• Exercise:
Only the lines from the start of the entries up to and including the line with "plt.rcParams['font.family'] = ['Liberation" should be written out, exactly as they stand.

— BEGIN Provided records —

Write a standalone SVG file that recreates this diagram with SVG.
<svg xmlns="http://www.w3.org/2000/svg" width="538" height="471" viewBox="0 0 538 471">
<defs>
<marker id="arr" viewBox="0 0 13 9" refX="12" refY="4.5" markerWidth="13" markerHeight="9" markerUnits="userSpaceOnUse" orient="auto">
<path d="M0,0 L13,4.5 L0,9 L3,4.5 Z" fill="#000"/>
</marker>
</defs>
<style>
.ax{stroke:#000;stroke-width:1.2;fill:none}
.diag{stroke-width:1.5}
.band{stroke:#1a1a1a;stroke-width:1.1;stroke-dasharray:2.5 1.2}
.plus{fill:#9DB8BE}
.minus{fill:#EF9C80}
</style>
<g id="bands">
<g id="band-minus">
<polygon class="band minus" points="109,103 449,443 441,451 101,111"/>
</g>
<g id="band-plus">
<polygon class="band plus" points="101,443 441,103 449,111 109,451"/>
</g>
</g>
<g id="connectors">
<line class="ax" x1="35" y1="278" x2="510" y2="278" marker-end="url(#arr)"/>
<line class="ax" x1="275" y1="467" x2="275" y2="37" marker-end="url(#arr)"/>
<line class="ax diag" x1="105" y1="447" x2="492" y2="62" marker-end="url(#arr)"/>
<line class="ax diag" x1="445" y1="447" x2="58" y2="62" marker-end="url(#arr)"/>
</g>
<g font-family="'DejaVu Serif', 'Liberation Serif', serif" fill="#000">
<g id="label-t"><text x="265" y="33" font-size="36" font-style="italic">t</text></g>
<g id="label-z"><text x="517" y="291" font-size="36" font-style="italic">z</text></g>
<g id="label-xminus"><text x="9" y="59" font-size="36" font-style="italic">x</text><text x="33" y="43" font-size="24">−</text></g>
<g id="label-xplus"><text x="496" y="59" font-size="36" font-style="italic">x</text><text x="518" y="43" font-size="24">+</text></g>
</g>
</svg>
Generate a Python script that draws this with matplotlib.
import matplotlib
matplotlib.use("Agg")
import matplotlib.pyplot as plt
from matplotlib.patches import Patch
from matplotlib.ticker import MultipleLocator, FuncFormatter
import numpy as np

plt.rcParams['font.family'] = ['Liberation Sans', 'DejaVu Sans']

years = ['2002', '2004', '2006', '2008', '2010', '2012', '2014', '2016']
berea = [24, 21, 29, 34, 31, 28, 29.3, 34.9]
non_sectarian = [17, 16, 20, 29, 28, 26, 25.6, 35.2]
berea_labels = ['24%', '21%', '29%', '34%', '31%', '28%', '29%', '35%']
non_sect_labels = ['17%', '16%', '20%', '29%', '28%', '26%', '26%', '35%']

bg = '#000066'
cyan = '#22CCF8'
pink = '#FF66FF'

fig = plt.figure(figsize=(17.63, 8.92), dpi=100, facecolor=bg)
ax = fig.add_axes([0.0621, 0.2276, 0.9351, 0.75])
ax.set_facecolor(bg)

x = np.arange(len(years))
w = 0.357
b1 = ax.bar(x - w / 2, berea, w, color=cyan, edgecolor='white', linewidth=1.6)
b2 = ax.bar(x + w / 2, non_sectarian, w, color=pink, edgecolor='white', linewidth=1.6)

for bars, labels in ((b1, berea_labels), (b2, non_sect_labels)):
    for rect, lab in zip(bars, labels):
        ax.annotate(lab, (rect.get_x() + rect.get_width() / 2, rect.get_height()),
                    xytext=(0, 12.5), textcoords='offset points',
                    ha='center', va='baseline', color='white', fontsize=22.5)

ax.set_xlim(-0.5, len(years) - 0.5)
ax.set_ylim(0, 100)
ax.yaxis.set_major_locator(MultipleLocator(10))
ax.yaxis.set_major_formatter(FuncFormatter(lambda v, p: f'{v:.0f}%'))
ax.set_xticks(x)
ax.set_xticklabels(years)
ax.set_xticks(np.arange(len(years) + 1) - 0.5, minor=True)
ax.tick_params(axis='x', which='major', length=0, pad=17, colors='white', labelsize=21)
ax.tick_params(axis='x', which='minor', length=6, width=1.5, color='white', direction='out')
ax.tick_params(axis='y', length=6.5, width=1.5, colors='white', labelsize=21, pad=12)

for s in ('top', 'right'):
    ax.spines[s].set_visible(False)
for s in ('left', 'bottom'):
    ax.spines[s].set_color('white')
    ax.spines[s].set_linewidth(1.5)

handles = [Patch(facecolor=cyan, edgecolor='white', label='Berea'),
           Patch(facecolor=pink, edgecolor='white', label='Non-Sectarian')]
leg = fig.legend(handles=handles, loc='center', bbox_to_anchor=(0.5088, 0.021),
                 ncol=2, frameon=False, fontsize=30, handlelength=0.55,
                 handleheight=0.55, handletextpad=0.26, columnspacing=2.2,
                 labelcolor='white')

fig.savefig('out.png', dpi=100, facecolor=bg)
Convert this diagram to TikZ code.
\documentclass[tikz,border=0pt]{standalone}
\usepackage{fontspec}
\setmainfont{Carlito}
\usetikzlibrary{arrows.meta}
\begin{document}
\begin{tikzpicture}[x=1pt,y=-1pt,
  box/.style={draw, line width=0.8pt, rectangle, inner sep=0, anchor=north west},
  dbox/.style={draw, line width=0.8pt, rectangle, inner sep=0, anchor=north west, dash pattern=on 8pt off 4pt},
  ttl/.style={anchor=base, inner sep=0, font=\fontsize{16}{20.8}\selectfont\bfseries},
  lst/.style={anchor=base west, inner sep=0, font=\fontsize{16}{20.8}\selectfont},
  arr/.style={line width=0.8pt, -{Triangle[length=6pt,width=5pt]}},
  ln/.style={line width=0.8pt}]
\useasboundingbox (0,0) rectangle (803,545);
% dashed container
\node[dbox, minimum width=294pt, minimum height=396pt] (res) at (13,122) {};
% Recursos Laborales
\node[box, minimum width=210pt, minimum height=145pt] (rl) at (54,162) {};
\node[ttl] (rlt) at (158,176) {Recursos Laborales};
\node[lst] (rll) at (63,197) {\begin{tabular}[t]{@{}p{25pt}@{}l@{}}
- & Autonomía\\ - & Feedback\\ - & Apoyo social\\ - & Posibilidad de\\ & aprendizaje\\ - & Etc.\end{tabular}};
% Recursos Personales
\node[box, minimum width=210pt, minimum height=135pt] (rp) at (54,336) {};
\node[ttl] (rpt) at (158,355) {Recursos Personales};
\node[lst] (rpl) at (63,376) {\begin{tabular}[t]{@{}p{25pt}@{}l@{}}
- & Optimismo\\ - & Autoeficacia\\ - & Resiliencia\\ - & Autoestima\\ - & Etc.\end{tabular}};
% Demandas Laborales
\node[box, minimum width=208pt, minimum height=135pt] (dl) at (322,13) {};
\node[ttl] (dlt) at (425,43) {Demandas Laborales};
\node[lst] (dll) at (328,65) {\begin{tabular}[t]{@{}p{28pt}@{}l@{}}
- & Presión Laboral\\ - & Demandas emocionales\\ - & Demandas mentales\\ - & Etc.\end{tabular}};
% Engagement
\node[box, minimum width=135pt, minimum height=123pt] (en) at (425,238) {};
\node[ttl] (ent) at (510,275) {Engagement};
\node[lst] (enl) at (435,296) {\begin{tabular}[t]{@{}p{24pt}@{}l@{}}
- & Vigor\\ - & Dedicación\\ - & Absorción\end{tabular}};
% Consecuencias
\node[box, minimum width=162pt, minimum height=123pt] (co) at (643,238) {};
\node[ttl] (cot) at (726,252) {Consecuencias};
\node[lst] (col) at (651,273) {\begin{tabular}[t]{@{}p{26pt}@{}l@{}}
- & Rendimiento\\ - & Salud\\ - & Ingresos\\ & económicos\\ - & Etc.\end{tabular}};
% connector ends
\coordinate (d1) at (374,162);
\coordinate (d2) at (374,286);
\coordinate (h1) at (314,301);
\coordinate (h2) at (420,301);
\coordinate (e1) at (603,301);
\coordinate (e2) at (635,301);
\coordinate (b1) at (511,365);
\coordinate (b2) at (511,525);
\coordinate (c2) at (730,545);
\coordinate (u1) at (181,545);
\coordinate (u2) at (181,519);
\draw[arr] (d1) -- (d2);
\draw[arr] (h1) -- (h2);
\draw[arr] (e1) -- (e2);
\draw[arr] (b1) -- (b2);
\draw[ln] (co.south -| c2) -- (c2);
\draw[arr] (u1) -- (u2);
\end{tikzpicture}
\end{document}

— END Provided records —

• Solved exercise:
Write a standalone SVG file that recreates this diagram with SVG.
<svg xmlns="http://www.w3.org/2000/svg" width="538" height="471" viewBox="0 0 538 471">
<defs>
<marker id="arr" viewBox="0 0 13 9" refX="12" refY="4.5" markerWidth="13" markerHeight="9" markerUnits="userSpaceOnUse" orient="auto">
<path d="M0,0 L13,4.5 L0,9 L3,4.5 Z" fill="#000"/>
</marker>
</defs>
<style>
.ax{stroke:#000;stroke-width:1.2;fill:none}
.diag{stroke-width:1.5}
.band{stroke:#1a1a1a;stroke-width:1.1;stroke-dasharray:2.5 1.2}
.plus{fill:#9DB8BE}
.minus{fill:#EF9C80}
</style>
<g id="bands">
<g id="band-minus">
<polygon class="band minus" points="109,103 449,443 441,451 101,111"/>
</g>
<g id="band-plus">
<polygon class="band plus" points="101,443 441,103 449,111 109,451"/>
</g>
</g>
<g id="connectors">
<line class="ax" x1="35" y1="278" x2="510" y2="278" marker-end="url(#arr)"/>
<line class="ax" x1="275" y1="467" x2="275" y2="37" marker-end="url(#arr)"/>
<line class="ax diag" x1="105" y1="447" x2="492" y2="62" marker-end="url(#arr)"/>
<line class="ax diag" x1="445" y1="447" x2="58" y2="62" marker-end="url(#arr)"/>
</g>
<g font-family="'DejaVu Serif', 'Liberation Serif', serif" fill="#000">
<g id="label-t"><text x="265" y="33" font-size="36" font-style="italic">t</text></g>
<g id="label-z"><text x="517" y="291" font-size="36" font-style="italic">z</text></g>
<g id="label-xminus"><text x="9" y="59" font-size="36" font-style="italic">x</text><text x="33" y="43" font-size="24">−</text></g>
<g id="label-xplus"><text x="496" y="59" font-size="36" font-style="italic">x</text><text x="518" y="43" font-size="24">+</text></g>
</g>
</svg>
Generate a Python script that draws this with matplotlib.
import matplotlib
matplotlib.use("Agg")
import matplotlib.pyplot as plt
from matplotlib.patches import Patch
from matplotlib.ticker import MultipleLocator, FuncFormatter
import numpy as np

plt.rcParams['font.family'] = ['Liberation Sans', 'DejaVu Sans']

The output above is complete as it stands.